[Source code of charts]
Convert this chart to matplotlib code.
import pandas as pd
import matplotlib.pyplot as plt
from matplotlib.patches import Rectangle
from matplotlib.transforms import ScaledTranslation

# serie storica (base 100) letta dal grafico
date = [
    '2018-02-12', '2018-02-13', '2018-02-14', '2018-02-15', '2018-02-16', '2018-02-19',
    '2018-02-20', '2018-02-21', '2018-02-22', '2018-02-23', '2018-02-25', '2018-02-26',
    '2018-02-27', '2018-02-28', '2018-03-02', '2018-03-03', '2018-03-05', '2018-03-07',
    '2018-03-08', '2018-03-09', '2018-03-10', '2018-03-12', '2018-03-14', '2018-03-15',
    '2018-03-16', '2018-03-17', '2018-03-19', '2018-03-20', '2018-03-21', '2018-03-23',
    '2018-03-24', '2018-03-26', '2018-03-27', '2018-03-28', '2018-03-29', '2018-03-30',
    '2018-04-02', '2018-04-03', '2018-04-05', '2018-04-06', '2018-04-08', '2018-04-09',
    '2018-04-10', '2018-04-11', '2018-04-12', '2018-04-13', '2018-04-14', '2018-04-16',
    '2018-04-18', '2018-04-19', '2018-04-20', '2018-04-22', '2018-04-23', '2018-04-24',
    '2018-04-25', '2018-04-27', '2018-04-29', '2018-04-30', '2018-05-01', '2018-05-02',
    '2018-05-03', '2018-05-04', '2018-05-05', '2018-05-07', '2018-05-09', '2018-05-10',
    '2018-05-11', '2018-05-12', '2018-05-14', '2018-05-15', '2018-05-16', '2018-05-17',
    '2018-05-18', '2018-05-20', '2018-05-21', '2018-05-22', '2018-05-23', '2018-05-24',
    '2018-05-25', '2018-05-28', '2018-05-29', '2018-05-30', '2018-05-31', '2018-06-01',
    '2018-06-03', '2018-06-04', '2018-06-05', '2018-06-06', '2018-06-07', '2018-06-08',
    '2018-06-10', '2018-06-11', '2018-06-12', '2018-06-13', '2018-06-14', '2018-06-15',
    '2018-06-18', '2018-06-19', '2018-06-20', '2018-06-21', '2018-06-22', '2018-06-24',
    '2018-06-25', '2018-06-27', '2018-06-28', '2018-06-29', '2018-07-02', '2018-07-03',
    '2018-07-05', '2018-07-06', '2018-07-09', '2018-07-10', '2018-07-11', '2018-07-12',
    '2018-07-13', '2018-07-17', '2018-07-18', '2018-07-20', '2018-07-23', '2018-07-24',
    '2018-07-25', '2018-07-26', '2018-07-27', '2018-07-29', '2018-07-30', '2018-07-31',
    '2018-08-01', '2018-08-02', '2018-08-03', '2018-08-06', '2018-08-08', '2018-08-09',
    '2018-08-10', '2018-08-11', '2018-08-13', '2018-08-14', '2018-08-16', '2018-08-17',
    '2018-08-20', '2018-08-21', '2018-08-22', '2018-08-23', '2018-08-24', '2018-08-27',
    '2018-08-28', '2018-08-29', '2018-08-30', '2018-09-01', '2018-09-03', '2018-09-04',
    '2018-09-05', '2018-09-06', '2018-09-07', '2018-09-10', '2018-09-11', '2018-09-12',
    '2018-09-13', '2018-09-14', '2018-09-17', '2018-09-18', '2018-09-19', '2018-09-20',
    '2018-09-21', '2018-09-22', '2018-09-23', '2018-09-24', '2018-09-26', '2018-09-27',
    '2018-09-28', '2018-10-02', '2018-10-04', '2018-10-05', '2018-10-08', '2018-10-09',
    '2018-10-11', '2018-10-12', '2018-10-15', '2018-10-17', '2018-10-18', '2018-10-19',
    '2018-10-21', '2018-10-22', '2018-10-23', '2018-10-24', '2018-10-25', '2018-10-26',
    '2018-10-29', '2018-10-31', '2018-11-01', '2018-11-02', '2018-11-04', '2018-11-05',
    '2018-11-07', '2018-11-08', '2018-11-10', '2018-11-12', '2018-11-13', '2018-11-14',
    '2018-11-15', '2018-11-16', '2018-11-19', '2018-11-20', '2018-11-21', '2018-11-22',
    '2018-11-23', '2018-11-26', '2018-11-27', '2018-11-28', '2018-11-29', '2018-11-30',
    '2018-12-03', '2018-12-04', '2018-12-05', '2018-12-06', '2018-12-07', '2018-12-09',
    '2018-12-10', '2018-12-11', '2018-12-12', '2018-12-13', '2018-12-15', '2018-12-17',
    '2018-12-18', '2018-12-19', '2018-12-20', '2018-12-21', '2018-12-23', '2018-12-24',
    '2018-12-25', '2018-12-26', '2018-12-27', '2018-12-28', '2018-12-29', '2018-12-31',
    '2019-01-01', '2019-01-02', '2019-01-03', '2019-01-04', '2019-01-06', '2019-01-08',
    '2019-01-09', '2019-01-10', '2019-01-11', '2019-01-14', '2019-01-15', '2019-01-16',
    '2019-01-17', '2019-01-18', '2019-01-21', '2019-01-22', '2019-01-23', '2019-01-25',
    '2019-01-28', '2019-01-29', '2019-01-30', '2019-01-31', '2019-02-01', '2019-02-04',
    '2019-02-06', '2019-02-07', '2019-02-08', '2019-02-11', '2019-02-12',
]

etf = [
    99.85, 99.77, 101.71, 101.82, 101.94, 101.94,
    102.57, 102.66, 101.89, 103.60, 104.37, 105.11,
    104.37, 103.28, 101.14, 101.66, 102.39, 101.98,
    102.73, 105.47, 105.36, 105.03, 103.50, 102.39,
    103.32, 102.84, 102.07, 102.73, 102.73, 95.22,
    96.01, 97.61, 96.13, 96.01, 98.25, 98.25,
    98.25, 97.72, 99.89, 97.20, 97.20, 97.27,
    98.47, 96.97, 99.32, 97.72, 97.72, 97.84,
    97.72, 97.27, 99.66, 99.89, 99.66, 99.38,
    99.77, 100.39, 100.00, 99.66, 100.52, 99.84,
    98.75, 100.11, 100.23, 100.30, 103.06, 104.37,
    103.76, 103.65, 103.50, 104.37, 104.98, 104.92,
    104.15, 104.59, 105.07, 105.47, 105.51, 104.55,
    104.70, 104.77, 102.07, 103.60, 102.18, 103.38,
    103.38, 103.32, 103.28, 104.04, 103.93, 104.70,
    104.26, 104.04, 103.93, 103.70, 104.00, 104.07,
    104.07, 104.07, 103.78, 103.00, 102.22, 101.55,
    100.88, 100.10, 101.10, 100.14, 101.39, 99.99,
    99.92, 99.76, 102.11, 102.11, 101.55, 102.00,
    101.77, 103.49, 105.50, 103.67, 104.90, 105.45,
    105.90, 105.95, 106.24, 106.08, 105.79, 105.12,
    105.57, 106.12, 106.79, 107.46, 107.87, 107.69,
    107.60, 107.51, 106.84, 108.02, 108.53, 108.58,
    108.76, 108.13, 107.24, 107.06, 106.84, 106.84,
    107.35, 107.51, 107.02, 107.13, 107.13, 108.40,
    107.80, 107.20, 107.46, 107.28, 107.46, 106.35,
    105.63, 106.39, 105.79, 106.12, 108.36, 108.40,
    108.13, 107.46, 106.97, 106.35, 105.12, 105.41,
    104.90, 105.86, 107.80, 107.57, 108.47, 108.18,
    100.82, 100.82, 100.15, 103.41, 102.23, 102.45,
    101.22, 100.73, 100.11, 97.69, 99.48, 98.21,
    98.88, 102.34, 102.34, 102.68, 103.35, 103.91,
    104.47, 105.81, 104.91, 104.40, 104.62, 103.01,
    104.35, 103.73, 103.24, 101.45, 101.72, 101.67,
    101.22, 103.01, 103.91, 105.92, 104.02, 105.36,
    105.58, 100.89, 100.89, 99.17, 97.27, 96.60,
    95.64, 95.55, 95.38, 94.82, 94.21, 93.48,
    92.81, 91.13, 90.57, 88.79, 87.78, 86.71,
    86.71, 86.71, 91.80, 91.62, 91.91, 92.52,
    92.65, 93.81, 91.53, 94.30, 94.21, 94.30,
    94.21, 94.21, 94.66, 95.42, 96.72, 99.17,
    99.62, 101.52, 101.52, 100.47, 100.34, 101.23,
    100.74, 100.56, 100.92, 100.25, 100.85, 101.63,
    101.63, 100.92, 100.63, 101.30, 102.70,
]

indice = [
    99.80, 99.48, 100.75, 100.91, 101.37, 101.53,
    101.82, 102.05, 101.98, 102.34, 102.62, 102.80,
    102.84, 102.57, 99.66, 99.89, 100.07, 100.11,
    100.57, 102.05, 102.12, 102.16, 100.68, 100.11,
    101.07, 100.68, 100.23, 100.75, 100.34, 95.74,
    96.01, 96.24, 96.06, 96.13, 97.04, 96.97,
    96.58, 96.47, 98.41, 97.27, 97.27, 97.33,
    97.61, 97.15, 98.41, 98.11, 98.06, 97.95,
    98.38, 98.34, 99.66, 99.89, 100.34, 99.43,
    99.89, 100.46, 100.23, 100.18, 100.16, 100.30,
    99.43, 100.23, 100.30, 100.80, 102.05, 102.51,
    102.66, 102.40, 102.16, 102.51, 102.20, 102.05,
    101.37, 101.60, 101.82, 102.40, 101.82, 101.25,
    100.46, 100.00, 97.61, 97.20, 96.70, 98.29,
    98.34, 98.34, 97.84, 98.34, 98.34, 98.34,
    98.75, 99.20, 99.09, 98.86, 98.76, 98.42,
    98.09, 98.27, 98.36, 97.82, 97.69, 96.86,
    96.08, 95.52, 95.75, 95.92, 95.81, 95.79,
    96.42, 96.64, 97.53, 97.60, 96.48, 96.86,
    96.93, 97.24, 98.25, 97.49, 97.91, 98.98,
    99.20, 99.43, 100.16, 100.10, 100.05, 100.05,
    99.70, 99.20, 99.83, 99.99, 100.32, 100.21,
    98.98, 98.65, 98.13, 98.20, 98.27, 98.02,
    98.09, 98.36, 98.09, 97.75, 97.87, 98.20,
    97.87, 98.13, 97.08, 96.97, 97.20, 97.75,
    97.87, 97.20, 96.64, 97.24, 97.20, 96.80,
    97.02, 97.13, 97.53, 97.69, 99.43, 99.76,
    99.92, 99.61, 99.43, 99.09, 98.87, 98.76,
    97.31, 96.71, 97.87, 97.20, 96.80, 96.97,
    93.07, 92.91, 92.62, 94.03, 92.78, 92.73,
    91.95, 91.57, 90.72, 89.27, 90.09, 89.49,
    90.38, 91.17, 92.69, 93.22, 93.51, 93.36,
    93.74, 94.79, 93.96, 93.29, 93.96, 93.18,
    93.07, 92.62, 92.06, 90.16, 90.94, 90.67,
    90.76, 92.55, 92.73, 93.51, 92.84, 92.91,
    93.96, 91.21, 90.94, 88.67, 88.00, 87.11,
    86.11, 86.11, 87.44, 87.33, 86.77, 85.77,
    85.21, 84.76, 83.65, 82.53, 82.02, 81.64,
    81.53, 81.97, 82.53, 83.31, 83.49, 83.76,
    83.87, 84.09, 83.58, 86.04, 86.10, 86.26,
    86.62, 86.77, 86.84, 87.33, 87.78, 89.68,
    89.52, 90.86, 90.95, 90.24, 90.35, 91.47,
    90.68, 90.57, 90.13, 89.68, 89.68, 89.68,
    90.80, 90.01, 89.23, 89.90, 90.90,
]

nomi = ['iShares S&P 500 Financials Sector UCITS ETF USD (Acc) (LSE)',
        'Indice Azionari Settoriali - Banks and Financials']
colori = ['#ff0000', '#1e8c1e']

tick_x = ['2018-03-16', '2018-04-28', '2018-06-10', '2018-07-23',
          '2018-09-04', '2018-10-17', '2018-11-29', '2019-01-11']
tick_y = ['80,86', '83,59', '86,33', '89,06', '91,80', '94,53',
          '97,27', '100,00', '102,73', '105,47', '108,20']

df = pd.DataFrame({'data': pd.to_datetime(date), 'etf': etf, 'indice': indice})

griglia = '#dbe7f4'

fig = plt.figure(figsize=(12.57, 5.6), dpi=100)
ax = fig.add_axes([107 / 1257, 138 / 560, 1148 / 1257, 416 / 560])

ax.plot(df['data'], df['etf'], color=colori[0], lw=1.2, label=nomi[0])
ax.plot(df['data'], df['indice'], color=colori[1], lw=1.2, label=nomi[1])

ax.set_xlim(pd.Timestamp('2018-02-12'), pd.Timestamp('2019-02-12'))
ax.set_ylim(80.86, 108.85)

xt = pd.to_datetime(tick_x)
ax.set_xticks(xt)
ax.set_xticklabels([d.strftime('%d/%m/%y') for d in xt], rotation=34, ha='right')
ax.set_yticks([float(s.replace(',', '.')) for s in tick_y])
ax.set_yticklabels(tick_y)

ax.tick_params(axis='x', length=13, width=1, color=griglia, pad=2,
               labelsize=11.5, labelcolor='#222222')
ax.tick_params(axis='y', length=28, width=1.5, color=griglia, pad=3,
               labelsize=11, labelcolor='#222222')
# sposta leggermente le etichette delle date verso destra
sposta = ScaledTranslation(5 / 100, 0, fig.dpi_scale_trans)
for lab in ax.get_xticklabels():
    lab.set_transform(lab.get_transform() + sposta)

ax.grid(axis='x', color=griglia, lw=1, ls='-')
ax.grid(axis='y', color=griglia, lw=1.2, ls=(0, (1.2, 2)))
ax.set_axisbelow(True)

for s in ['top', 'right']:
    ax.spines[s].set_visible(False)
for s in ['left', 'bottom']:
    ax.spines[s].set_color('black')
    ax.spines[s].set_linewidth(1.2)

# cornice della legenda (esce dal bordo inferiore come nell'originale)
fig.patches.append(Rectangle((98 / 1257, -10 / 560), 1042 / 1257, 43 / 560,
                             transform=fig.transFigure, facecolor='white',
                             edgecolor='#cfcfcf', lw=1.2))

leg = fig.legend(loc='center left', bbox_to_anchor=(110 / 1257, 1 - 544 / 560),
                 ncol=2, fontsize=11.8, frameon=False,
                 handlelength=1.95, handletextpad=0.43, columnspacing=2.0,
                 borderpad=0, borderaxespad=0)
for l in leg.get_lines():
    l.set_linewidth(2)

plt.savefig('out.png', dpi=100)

---

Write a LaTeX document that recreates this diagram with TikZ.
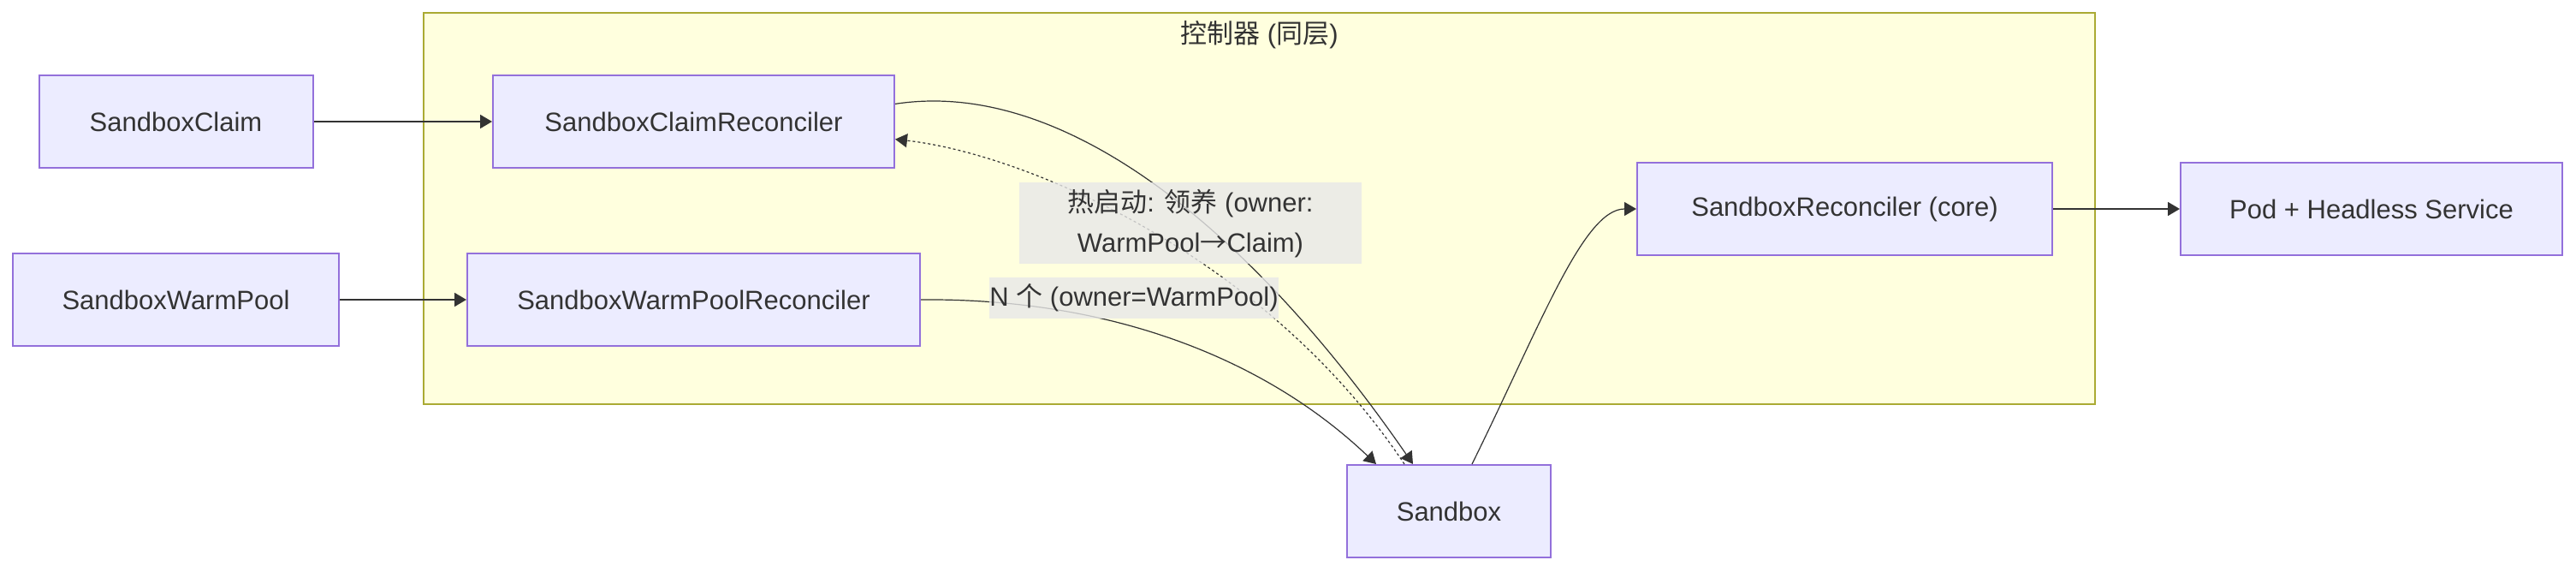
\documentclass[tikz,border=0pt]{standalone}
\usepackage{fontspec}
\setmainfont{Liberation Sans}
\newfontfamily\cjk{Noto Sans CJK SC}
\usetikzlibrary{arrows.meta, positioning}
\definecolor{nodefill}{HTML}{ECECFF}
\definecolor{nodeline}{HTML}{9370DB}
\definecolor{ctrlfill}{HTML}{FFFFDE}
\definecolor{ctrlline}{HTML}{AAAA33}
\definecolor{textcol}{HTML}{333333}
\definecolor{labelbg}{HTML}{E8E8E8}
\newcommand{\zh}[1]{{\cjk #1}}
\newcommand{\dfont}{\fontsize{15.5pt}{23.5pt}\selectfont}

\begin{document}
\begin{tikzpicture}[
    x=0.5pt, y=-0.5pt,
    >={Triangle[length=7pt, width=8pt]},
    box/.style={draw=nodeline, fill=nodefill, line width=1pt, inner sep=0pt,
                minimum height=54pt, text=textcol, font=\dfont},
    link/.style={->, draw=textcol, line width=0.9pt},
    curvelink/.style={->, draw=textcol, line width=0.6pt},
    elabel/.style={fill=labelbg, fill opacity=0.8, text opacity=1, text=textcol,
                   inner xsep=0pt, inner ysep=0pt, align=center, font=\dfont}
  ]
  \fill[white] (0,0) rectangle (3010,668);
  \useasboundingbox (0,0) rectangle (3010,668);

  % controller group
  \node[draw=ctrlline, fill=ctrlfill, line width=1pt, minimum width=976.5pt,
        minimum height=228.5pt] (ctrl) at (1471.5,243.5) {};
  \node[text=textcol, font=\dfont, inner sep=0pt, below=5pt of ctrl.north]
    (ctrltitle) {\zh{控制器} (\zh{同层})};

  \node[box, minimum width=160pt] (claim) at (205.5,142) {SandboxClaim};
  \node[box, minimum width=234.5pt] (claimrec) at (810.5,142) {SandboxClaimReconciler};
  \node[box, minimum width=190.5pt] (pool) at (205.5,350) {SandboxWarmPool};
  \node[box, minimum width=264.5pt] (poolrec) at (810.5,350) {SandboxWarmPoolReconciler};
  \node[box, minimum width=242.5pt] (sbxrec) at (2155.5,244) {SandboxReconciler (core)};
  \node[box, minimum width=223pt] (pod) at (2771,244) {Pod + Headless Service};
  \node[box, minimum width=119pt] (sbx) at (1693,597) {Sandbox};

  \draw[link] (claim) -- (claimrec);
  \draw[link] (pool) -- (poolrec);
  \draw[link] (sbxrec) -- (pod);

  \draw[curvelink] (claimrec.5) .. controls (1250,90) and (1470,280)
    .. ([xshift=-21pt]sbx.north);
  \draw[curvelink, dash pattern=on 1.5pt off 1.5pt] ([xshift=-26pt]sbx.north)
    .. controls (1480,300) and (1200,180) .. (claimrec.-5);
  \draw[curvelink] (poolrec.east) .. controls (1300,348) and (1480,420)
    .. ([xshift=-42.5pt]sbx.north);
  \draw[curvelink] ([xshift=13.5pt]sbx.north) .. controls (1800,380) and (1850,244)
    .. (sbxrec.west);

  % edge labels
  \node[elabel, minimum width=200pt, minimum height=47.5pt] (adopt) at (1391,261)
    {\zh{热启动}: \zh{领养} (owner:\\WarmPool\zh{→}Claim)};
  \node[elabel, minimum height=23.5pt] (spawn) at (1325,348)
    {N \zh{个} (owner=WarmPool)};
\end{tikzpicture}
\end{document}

* [TO DO]:
In the listing above, find the line with "Write a LaTeX" and the line with "(sbxrec) -- (pod);". Copy exactly those two and every line between, without the pictures.

* [ANSWER TO THE PROBLEM]:
Write a LaTeX document that recreates this diagram with TikZ.
\documentclass[tikz,border=0pt]{standalone}
\usepackage{fontspec}
\setmainfont{Liberation Sans}
\newfontfamily\cjk{Noto Sans CJK SC}
\usetikzlibrary{arrows.meta, positioning}
\definecolor{nodefill}{HTML}{ECECFF}
\definecolor{nodeline}{HTML}{9370DB}
\definecolor{ctrlfill}{HTML}{FFFFDE}
\definecolor{ctrlline}{HTML}{AAAA33}
\definecolor{textcol}{HTML}{333333}
\definecolor{labelbg}{HTML}{E8E8E8}
\newcommand{\zh}[1]{{\cjk #1}}
\newcommand{\dfont}{\fontsize{15.5pt}{23.5pt}\selectfont}

\begin{document}
\begin{tikzpicture}[
    x=0.5pt, y=-0.5pt,
    >={Triangle[length=7pt, width=8pt]},
    box/.style={draw=nodeline, fill=nodefill, line width=1pt, inner sep=0pt,
                minimum height=54pt, text=textcol, font=\dfont},
    link/.style={->, draw=textcol, line width=0.9pt},
    curvelink/.style={->, draw=textcol, line width=0.6pt},
    elabel/.style={fill=labelbg, fill opacity=0.8, text opacity=1, text=textcol,
                   inner xsep=0pt, inner ysep=0pt, align=center, font=\dfont}
  ]
  \fill[white] (0,0) rectangle (3010,668);
  \useasboundingbox (0,0) rectangle (3010,668);

  % controller group
  \node[draw=ctrlline, fill=ctrlfill, line width=1pt, minimum width=976.5pt,
        minimum height=228.5pt] (ctrl) at (1471.5,243.5) {};
  \node[text=textcol, font=\dfont, inner sep=0pt, below=5pt of ctrl.north]
    (ctrltitle) {\zh{控制器} (\zh{同层})};

  \node[box, minimum width=160pt] (claim) at (205.5,142) {SandboxClaim};
  \node[box, minimum width=234.5pt] (claimrec) at (810.5,142) {SandboxClaimReconciler};
  \node[box, minimum width=190.5pt] (pool) at (205.5,350) {SandboxWarmPool};
  \node[box, minimum width=264.5pt] (poolrec) at (810.5,350) {SandboxWarmPoolReconciler};
  \node[box, minimum width=242.5pt] (sbxrec) at (2155.5,244) {SandboxReconciler (core)};
  \node[box, minimum width=223pt] (pod) at (2771,244) {Pod + Headless Service};
  \node[box, minimum width=119pt] (sbx) at (1693,597) {Sandbox};

  \draw[link] (claim) -- (claimrec);
  \draw[link] (pool) -- (poolrec);
  \draw[link] (sbxrec) -- (pod);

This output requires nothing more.